"It was always a slightly intimidating feeling to play against him," says Barrasso. "You know that he's more aware of his options than 99.9 percent of the people in the game. He takes away your ability to anticipate the play because of the way he can look in one direction and snap off a shot or a pass in another direction."
Peter Sidorkiewicz of the Ottawa Senators was ripped for two goals by Lemieux in a 7-2 loss on Oct. 27. He considers himself lucky that it wasn't worse. "There's no book on Mario," Sidorkiewicz says. "It's not like he has a favorite thing that he does over and over. Every time it's a different adventure. And you know that if he does the things that he wants to do, the puck's going to go in the net. He's the most dangerous man I've ever faced."
"On the power play he's even more dangerous," says the New Jersey Devils' Craig Billington, who watched helplessly as Lemieux scored just such a goal in a 4-3 loss to the Penguins on Oct. 24. "Then they have time to set up a play. He'll either bury it, like he did to mc, or pass it at the last split second to a guy who'll have an open net."
Opposing teams even have to be on the defensive during their own power plays when Lemieux is on the ice. I He's proficient at sneaking behind attackers and snagging the puck for a shorthanded breakaway.
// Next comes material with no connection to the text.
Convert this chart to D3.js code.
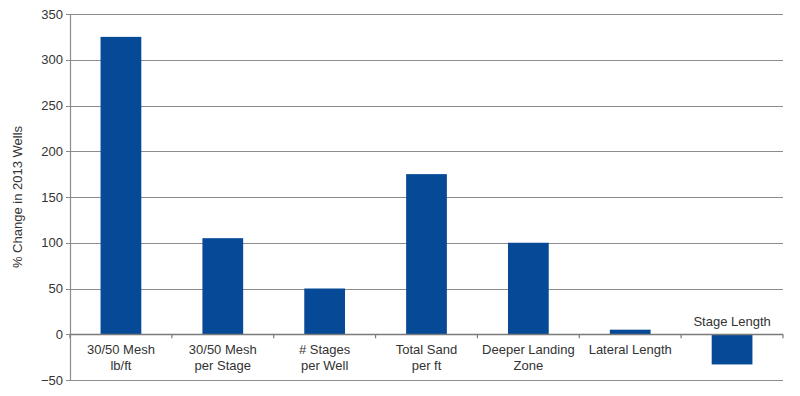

When that happens, as Sidorkiewicz says, "you just have to hope his back goes out or pray that the puck starts bouncing or that he makes a mistake—and that doesn't happen very often."
Goalies often contend that players come charging at them so fast, they hardly have time to figure out who's who. But when it's Lemieux, they know all too well. "As soon as he gets the puck," says Burke, "you think to yourself, It's him, he's got it, and he's coming to get ya."
"I always see him when he's on the ice," says Roussel. "You know it's him because of the way he skates and the special charisma he has. And you definitely know it's him when he gets close. The closer he gets, the stronger he becomes. Some goalies get really nervous."
Lemieux says he's not aware of his victims' fear. "I don't look at their eyes," he says. "I look at where I have to put the puck—in the net."
That's even scarier.
"You know you can't stop him," says Cheveldae. "You just hope to contain him. He'll do anything to keep you off balance. And you know what? It works."
None of the goalies has confessed that Lemieux haunts his dreams. The nightmare, they all insist, begins only when they're awake.